Again,,,,,,, seriously I have several years in machine shop. I would love to have my own but I don't. I worked for Cross mfg. In Kansas. As well as other places in Kansas and South Texas


----------



## Knucklez (Oct 21, 2007)

i have a lot of experience in this field. you'd be surprised who you might meet along the way, i go way back to the early days and i studied with the best. i have access to bridgeport mill and lathe and full metal shop (you don't need these things to make the machine work). but i don't have the time to do any tooling, i'm already 200% loaded because i have two full time jobs lol. my machineshop access comes from a local maker space. probably your community or a community near you has a maker space too. heck, our local even library has one! membership costs $50/month and you have access 24/7 (at least in my area in canada).


----------



## [email protected] (Apr 5, 2019)

Lathe and Mill. Pretty basic. Yes that's exactly what I need.


----------



## Knucklez (Oct 21, 2007)

here is a thought experiment. there's no such thing as perpetual motion, i agree with this. .. you can take energy from one source, convert it and apply it to a second load. like taking petrolum in a gas tank and using it in a combustion engine to move the car down the road. when energy changes form, work has been done (that's the proper relationship between energy & power). because you always take from the source the source of energy is depleted, in one way or the other this always happens and so perpetual motion is not possible. BUT what if that source came from an area that has no human impact? the source does not belong to our 3D world? i.e. what if the source of energy was time itself? if you took some time as energy, would you as a human even notice? no. so from your perspective, it looks like a perpetual source of free energy.. what's an example of this? the electron (which nobody has ever actually seen). it is constantly in motion AND constantly imparting motion into other electrons (like charges repel). that's EM energy coverting into kinetic energy, and that means work has been done. CONSTANTLY and without ANY observable (to the human) input energy. so there's your access to the perpetual source. the electron. i.e. potential energy. not voltage, you want the potential energy. voltage is potential energy with respect to something else... if you remove the "with respect to" you are left only with the potential (a collection of electrons). how do you create this collection of electrons so you can experiment with it?
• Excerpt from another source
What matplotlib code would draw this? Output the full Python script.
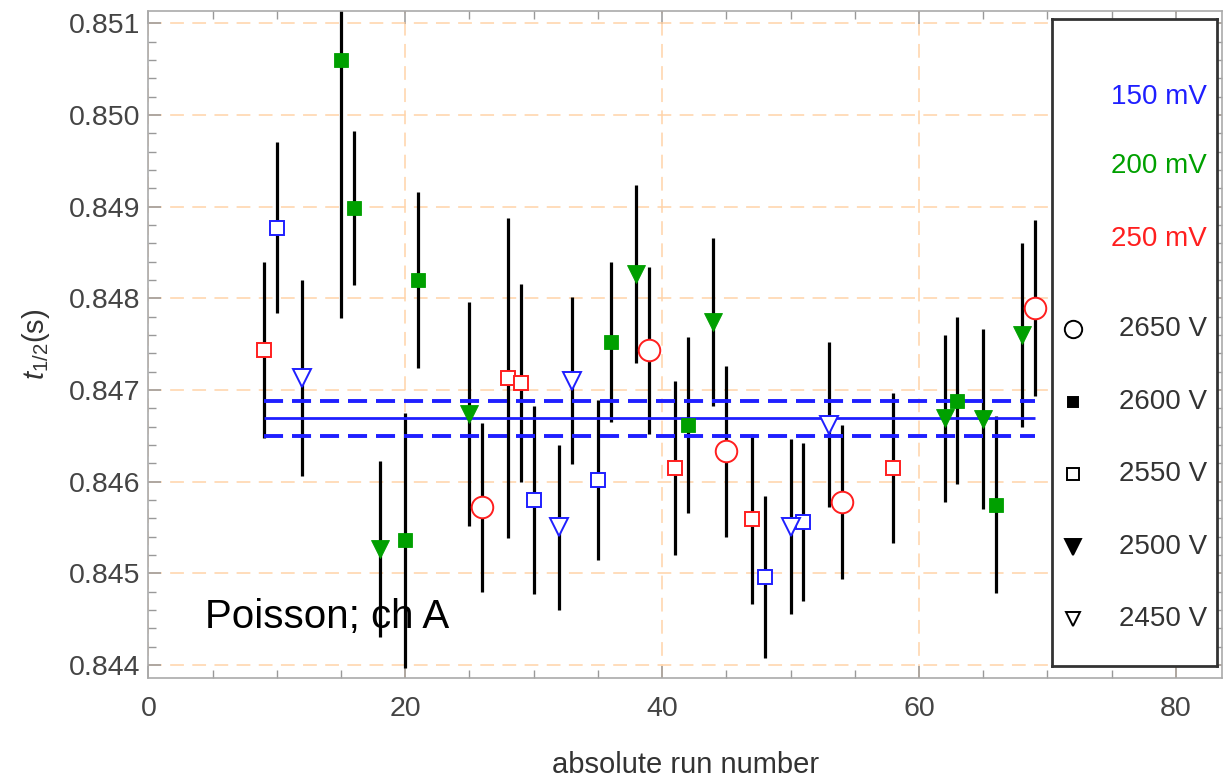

Charge an inductor and then suddenly open circuit it. now i have brought it to the practical area where its easy to have nay-sayers rebuff with any sort of argument. just ignore it. build the machine, costs less than $100. see for yourself... you can turn this sudden collection of potential energy into motion, that's possible. easy to do using common materials, less than $100. takes about 2 days to build the first one cause you slow, the 2nd machine takes about an hour.


----------



## Tymbo (Jan 18, 2018)

Why don't you fellas take a basic physics class? You will find out pretty quickly why these 'devices' will not work.


----------



## [email protected] (Apr 5, 2019)

Loan me your shop please do I can prove that you're right


----------



## DallasCowboys (Jan 30, 2017)

Tymbo said:


> Why don't you fellas take a basic physics class? You will find out pretty quickly why these 'devices' will not work.



You are correct. There are no perpetual motion machines......'cuz friction.
Even a rotating alternator in space will eventually slow down.


But.....what if there is an undefined energy source available to us through magnetism or static energy that we don't know about? There are multiple light spectrum's we can't see ...infrared and ultraviolet immediately come to mind.


Tesla and Leedskalnin tapped into something that we aren't familiar with. I don't know what they did, but it worked. 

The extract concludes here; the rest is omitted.